Task to complete: Set down only those lines that fall from the line containing "What matplotlib code" through the line containing "plt.rcParams['mathtext.bf'] = 'Liberation", unchanged and without pictures.

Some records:

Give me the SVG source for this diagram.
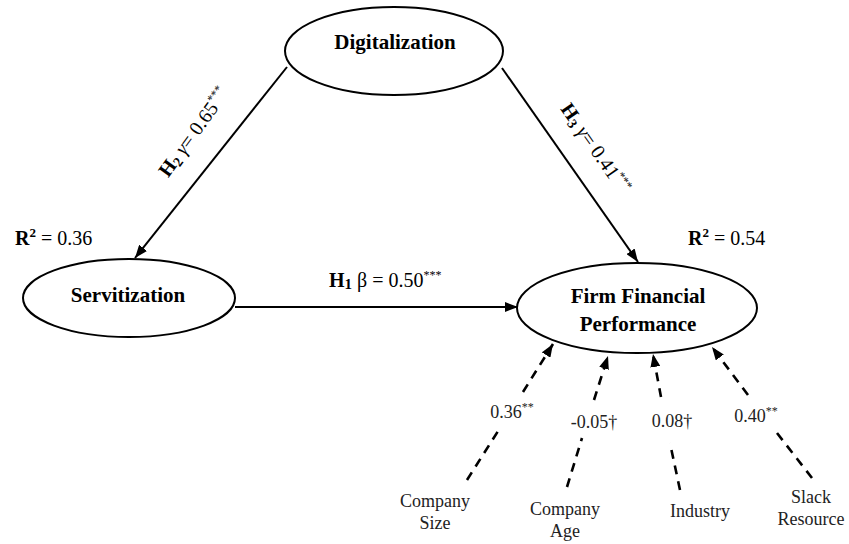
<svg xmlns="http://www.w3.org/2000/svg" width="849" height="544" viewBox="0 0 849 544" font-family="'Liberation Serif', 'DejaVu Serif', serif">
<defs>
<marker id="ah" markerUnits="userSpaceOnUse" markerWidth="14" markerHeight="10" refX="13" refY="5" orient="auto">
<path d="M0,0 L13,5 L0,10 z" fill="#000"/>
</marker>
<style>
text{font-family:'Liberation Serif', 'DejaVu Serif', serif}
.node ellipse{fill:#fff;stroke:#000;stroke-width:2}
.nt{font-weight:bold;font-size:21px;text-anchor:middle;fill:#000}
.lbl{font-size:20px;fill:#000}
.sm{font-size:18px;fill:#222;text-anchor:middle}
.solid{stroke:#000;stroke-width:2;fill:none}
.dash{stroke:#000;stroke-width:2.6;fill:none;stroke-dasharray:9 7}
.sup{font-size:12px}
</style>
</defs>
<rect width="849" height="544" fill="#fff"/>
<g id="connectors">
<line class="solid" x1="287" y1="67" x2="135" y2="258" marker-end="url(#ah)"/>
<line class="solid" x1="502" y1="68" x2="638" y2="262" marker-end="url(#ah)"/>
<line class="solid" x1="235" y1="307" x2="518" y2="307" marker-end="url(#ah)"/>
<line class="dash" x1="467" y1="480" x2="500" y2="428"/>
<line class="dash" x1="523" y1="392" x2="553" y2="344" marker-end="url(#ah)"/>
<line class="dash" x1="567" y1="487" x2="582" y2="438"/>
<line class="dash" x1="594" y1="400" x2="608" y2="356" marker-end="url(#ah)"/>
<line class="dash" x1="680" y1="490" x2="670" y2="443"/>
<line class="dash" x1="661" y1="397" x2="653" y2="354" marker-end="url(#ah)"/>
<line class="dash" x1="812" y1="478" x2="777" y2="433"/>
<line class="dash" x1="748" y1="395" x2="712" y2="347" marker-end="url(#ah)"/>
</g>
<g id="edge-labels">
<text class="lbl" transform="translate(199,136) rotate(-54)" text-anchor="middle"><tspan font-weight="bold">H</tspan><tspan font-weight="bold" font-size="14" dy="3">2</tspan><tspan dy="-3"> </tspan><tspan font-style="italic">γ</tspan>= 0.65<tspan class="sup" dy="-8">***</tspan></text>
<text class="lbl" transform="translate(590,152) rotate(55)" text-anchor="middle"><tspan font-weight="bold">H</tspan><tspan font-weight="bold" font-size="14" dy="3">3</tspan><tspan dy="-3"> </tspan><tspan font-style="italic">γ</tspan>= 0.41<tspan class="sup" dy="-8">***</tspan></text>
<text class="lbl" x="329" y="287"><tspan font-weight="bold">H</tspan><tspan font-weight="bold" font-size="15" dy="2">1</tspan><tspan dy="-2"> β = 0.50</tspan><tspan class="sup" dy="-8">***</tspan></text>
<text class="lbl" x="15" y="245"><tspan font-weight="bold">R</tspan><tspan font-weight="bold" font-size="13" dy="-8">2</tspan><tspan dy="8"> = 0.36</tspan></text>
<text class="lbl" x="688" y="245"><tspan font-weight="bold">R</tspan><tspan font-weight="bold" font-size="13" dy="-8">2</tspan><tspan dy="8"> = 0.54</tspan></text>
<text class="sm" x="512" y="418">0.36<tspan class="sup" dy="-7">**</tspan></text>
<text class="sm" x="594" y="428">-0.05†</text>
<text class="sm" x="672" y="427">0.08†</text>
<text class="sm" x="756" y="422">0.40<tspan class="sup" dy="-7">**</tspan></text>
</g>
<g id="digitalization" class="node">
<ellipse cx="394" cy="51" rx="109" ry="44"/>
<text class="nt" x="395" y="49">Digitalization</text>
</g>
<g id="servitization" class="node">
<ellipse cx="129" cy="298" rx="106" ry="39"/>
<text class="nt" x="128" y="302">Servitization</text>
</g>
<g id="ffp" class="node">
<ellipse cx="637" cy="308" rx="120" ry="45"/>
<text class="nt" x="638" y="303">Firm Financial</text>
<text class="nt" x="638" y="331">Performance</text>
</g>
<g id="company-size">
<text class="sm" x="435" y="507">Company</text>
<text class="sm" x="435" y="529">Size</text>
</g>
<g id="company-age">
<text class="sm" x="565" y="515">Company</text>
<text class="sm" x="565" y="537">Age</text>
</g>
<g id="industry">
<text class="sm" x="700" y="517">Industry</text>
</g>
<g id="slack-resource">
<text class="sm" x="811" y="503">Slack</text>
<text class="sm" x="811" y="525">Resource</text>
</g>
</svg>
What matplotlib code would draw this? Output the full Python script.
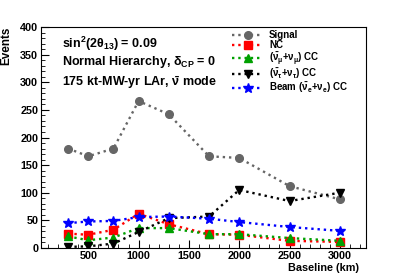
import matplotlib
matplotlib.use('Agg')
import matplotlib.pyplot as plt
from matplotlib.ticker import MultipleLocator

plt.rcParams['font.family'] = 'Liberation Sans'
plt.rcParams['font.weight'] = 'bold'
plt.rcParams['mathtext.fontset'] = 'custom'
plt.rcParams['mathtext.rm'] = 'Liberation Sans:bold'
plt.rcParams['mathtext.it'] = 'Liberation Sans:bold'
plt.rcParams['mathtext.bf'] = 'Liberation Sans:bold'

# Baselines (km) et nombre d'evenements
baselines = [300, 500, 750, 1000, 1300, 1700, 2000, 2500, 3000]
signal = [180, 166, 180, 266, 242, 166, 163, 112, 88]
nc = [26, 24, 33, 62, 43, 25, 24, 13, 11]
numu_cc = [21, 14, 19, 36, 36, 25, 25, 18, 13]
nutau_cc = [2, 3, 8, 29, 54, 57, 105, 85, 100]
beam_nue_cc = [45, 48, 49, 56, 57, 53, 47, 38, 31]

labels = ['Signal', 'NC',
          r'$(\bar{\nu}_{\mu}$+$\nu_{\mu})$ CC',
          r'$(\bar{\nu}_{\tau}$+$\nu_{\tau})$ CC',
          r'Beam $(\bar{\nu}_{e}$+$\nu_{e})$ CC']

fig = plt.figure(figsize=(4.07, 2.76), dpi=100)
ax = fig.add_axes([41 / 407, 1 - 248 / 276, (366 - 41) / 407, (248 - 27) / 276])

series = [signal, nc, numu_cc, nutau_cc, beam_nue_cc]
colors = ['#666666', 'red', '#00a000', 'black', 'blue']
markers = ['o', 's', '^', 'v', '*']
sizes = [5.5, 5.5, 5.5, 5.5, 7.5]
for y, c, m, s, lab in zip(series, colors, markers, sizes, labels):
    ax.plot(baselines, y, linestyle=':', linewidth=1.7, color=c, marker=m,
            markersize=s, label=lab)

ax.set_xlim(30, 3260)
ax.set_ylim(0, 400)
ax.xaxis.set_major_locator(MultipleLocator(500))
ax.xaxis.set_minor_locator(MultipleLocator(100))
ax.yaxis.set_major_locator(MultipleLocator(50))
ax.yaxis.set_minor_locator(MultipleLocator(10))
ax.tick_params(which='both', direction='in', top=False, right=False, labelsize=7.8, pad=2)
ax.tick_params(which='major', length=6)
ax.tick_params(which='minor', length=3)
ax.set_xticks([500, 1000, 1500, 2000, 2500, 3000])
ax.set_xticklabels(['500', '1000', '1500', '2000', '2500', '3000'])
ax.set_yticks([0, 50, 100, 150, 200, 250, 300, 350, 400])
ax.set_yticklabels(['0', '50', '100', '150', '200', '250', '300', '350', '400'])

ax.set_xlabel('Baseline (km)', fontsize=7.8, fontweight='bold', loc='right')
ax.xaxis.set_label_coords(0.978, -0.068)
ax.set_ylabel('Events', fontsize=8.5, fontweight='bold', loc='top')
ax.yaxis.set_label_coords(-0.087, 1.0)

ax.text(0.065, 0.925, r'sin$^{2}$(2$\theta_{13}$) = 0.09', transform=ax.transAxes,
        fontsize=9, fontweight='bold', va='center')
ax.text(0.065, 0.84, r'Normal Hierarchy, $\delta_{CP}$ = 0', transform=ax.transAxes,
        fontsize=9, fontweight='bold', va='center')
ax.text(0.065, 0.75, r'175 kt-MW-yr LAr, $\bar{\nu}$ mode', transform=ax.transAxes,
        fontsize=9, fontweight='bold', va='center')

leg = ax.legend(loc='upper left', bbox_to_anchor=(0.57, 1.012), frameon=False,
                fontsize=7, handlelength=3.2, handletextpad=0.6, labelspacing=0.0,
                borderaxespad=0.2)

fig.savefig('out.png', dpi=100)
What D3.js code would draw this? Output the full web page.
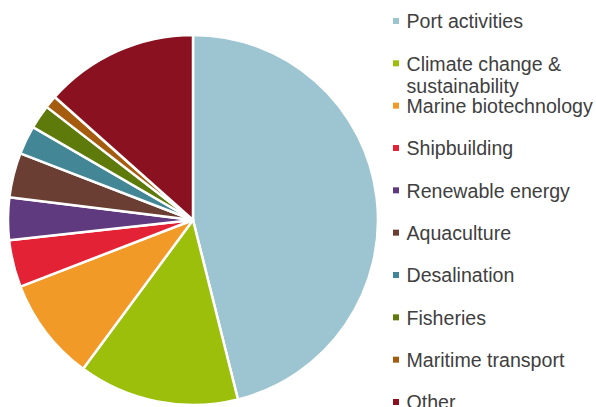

Output below:
What matplotlib code would draw this? Output the full Python script.
import matplotlib
matplotlib.use('Agg')
import matplotlib.pyplot as plt
from matplotlib.ticker import MultipleLocator

plt.rcParams['font.family'] = 'Liberation Sans'
plt.rcParams['font.weight'] = 'bold'
plt.rcParams['mathtext.fontset'] = 'custom'
plt.rcParams['mathtext.rm'] = 'Liberation Sans:bold'
plt.rcParams['mathtext.it'] = 'Liberation Sans:bold'
plt.rcParams['mathtext.bf'] = 'Liberation Sans:bold'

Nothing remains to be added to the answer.